[Start]

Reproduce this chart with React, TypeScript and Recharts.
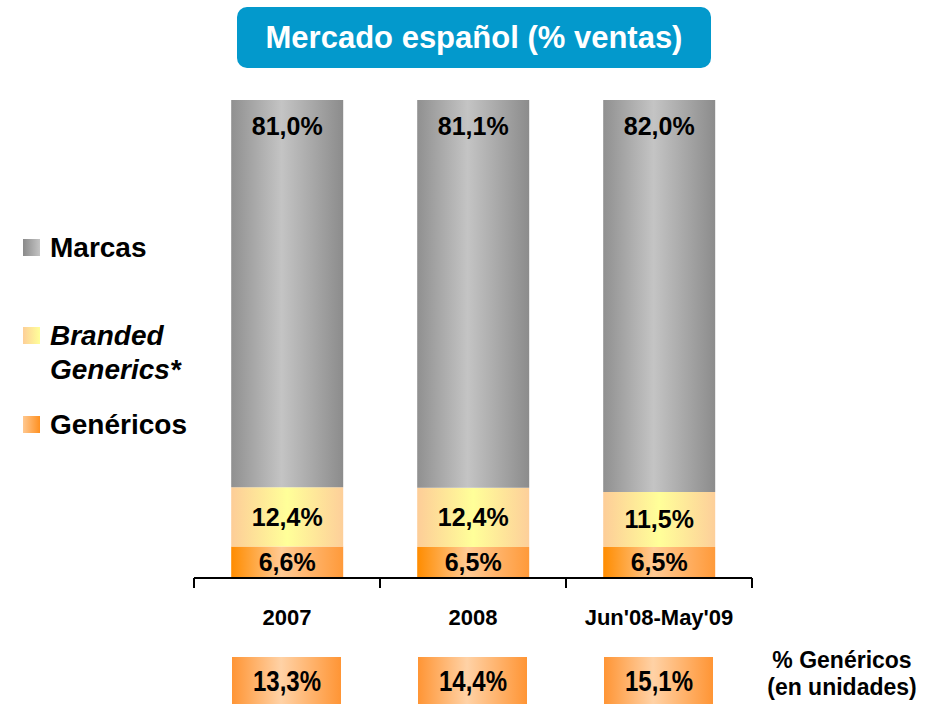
import React from 'react';
import { BarChart, Bar, XAxis, YAxis, Legend, LabelList } from 'recharts';

const categories = ['2007', '2008', "Jun'08-May'09"];
const genericos = [6.6, 6.5, 6.5];
const branded = [12.4, 12.4, 11.5];
const marcas = [81.0, 81.1, 82.0];
const genericosUnidades = [13.3, 14.4, 15.1];

const FONT = "'Liberation Sans', Arial, sans-serif";

const data = categories.map((name, i) => ({
  name,
  genericos: genericos[i],
  branded: branded[i],
  marcas: marcas[i],
  unidades: genericosUnidades[i],
}));

const fmt = (v: number) => v.toFixed(1).replace('.', ',') + '%';

const labelStyle = { fill: '#000', fontSize: 25, fontWeight: 'bold', fontFamily: FONT };

// category label + tick marks at band edges + the "% genéricos en unidades" box under each bar
const CategoryTick = (props: any) => {
  const { x, y, payload, index } = props;
  const half = payload.offset || 93;
  const last = index === categories.length - 1;
  return (
    <g>
      <line x1={x - half} x2={x - half} y1={y} y2={y + 10} stroke="#000" strokeWidth={2} />
      {last && <line x1={x + half} x2={x + half} y1={y} y2={y + 10} stroke="#000" strokeWidth={2} />}
      <text x={x} y={y + 47} textAnchor="middle" fontFamily={FONT} fontWeight="bold" fontSize={22} fill="#000">
        {payload.value}
      </text>
      <rect x={x - 55} y={y + 79} width={109} height={48} fill="url(#gradBox)" />
      <text
        x={x}
        y={y + 113}
        textAnchor="middle"
        fontFamily={FONT}
        fontWeight="bold"
        fontSize={29}
        textLength={68}
        lengthAdjust="spacingAndGlyphs"
        fill="#000"
      >
        {fmt(genericosUnidades[index])}
      </text>
      {last && (
        <text x={x + half + 90} textAnchor="middle" fontFamily={FONT} fontWeight="bold" fontSize={23} fill="#000">
          <tspan x={x + half + 90} y={y + 90}>% Genéricos</tspan>
          <tspan x={x + half + 90} y={y + 117}>(en unidades)</tspan>
        </text>
      )}
    </g>
  );
};

const legendItems = [
  { lines: ['Marcas'], italic: false, grad: 'linear-gradient(to right, #8a8a8a, #c4c4c4)', h: 88 },
  { lines: ['Branded', 'Generics*'], italic: true, grad: 'linear-gradient(to right, #fdcf98, #ffff99)', h: 89 },
  { lines: ['Genéricos'], italic: false, grad: 'linear-gradient(to right, #ffc890, #ff9020)', h: 40 },
];

const LegendContent = () => (
  <div style={{ fontFamily: FONT, fontWeight: 'bold', fontSize: 28, lineHeight: '34px', color: '#000' }}>
    {legendItems.map((it) => (
      <div key={it.lines[0]} style={{ position: 'relative', height: it.h }}>
        <div style={{ position: 'absolute', left: 23, top: 8, width: 17, height: 17, background: it.grad }} />
        <div style={{ position: 'absolute', left: 50, top: 0, fontStyle: it.italic ? 'italic' : 'normal', whiteSpace: 'nowrap' }}>
          {it.lines.map((l) => (
            <div key={l}>{l}</div>
          ))}
        </div>
      </div>
    ))}
  </div>
);

export default function App() {
  return (
    <div style={{ position: 'absolute', left: 0, top: 0, width: 941, height: 704, background: '#fff' }}>
      <div
        style={{
          position: 'absolute',
          left: 237,
          top: 7,
          width: 474,
          height: 61,
          background: '#0399cc',
          borderRadius: 10,
          color: '#fff',
          fontFamily: FONT,
          fontWeight: 'bold',
          fontSize: 31,
          lineHeight: '61px',
          textAlign: 'center',
          zIndex: 2,
        }}
      >
        Mercado español (% ventas)
      </div>
      <BarChart
        width={941}
        height={704}
        data={data}
        margin={{ top: 100, right: 189, bottom: 0, left: 194 }}
        barCategoryGap="20%"
      >
        <defs>
          <linearGradient id="gradMarcas" x1="0" y1="0" x2="1" y2="0">
            <stop offset="0%" stopColor="#909090" />
            <stop offset="45%" stopColor="#c4c4c4" />
            <stop offset="100%" stopColor="#8c8c8c" />
          </linearGradient>
          <linearGradient id="gradBranded" x1="0" y1="0" x2="1" y2="0">
            <stop offset="0%" stopColor="#fdcd98" />
            <stop offset="50%" stopColor="#ffff99" />
            <stop offset="100%" stopColor="#fdcf9a" />
          </linearGradient>
          <linearGradient id="gradGenericos" x1="0" y1="0" x2="1" y2="0">
            <stop offset="0%" stopColor="#ff8c00" />
            <stop offset="45%" stopColor="#ffca94" />
            <stop offset="100%" stopColor="#ff9a3a" />
          </linearGradient>
          <linearGradient id="gradBox" x1="0" y1="0" x2="1" y2="0">
            <stop offset="0%" stopColor="#ff9535" />
            <stop offset="45%" stopColor="#ffd2a6" />
            <stop offset="100%" stopColor="#ff9535" />
          </linearGradient>
        </defs>
        <XAxis
          dataKey="name"
          height={126}
          axisLine={{ stroke: '#000', strokeWidth: 2 }}
          tickLine={false}
          tickSize={0}
          tickMargin={0}
          interval={0}
          tick={<CategoryTick />}
        />
        <YAxis hide domain={[0, 100]} />
        <Legend
          layout="vertical"
          align="center"
          verticalAlign="middle"
          content={<LegendContent />}
          wrapperStyle={{ left: 0, top: 231, width: 220 }}
        />
        <Bar dataKey="genericos" stackId="a" fill="url(#gradGenericos)" isAnimationActive={false}>
          <LabelList dataKey="genericos" position="center" formatter={(v: any) => fmt(Number(v))} style={labelStyle} />
        </Bar>
        <Bar dataKey="branded" stackId="a" fill="url(#gradBranded)" isAnimationActive={false}>
          <LabelList dataKey="branded" position="center" formatter={(v: any) => fmt(Number(v))} style={labelStyle} />
        </Bar>
        <Bar dataKey="marcas" stackId="a" fill="url(#gradMarcas)" isAnimationActive={false}>
          <LabelList dataKey="marcas" position="insideTop" offset={17} formatter={(v: any) => fmt(Number(v))} style={labelStyle} />
        </Bar>
      </BarChart>
    </div>
  );
}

[End]

The request –
Restate each line from the start of the listing through the line bearing "fontWeight: 'bold', fontFamily: FONT" word for word. Drop the pictures.

Correct response –
Reproduce this chart with React, TypeScript and Recharts.
import React from 'react';
import { BarChart, Bar, XAxis, YAxis, Legend, LabelList } from 'recharts';

const categories = ['2007', '2008', "Jun'08-May'09"];
const genericos = [6.6, 6.5, 6.5];
const branded = [12.4, 12.4, 11.5];
const marcas = [81.0, 81.1, 82.0];
const genericosUnidades = [13.3, 14.4, 15.1];

const FONT = "'Liberation Sans', Arial, sans-serif";

const data = categories.map((name, i) => ({
  name,
  genericos: genericos[i],
  branded: branded[i],
  marcas: marcas[i],
  unidades: genericosUnidades[i],
}));

const fmt = (v: number) => v.toFixed(1).replace('.', ',') + '%';

const labelStyle = { fill: '#000', fontSize: 25, fontWeight: 'bold', fontFamily: FONT };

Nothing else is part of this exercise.